地球温暖化の影響で、「数十年に一度」とされる雨が、毎年のように全国のどこかで降っている。今夏も記録的豪雨による洪水や浸水、土砂災害が相次ぎ、命が失われた。
地震を含めて自然災害が頻発する日本ではいつ、どの地域が被害に遭ってもおかしくない。きょう1日は「防災の日」だ。99年前に関東大震災が起きた日である。一人一人が災害列島に生きていることを自覚し、命をどうやって守るのか、激甚化する被害の教訓に学び、話し合い、備えを再確認する日にしたい。
気象庁は6月から、豪雨災害をもたらす恐れのある「線状降水帯」の発生予測情報を発表している。線状降水帯は次々と発生した積乱雲が列をなすように形成され、ほぼ同じ場所で数時間にわたって激しい雨を降らせる。洪水や浸水、土砂災害の危険度が急激に高まる状況となる。
2018年の西日本豪雨や20年の九州豪雨など、線状降水帯による災害が続き、多くの犠牲者が出た。
教訓を行動に生かせるよう、土砂災害や浸水、津波など、自分自身がどんなリスクを抱える地域に暮らしているのか、ハザードマップなどで確かめておきたい。「緊急安全確保」や避難指示などの発令時、どこに、どう避難するかも考えておこう。
命を守る最も有効な方法は、安全な場所に早く避難することだ。
11年前の東日本大震災で津波の脅威が広く知られたにもかかわらず、その後に発令された警報では、避難しない人も少なくなかった。これでは、いつかまた多くの命が失われる事態が起きかねない。
どう行動すべきか。被災地の教訓に学ぶべきことはまだまだ多い。
岩手県釜石市の鵜住居(うのすまい)地区では津波で多数の住民が亡くなった。一方で、地元の小中学生が助け合いながら高台へ避難した行動が「釜石の出来事(奇跡)」と高く評価された。普段から実践的な避難訓練や津波防災教育に力を入れていた釜石の取り組みが、改めて注目を集めた。
同地区に19年3月にできた「いのちをつなぐ未来館」では、当時の児童生徒が語り部を務め、避難路の追体験や課題などを解説している。
同館を訪れた際、語り部の女性が「学校で教わったことをそのまま実践しただけです」と話していたのが強く印象に残った。

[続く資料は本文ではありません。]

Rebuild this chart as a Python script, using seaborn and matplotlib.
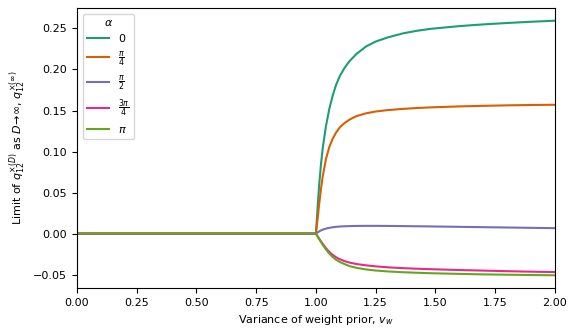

被災者が寄せた「100回逃げて、100回来なくても 101回目も必ず逃げてください」の言葉も胸を打つ。災禍に遭う人を一人でも減らす。語り伝える意義は、ここにあるのだろう。
地震や豪雨は、いつ襲ってくるか分からない。命を守るために、防災教育の成果を家庭や地域、企業でも共有していく必要がある。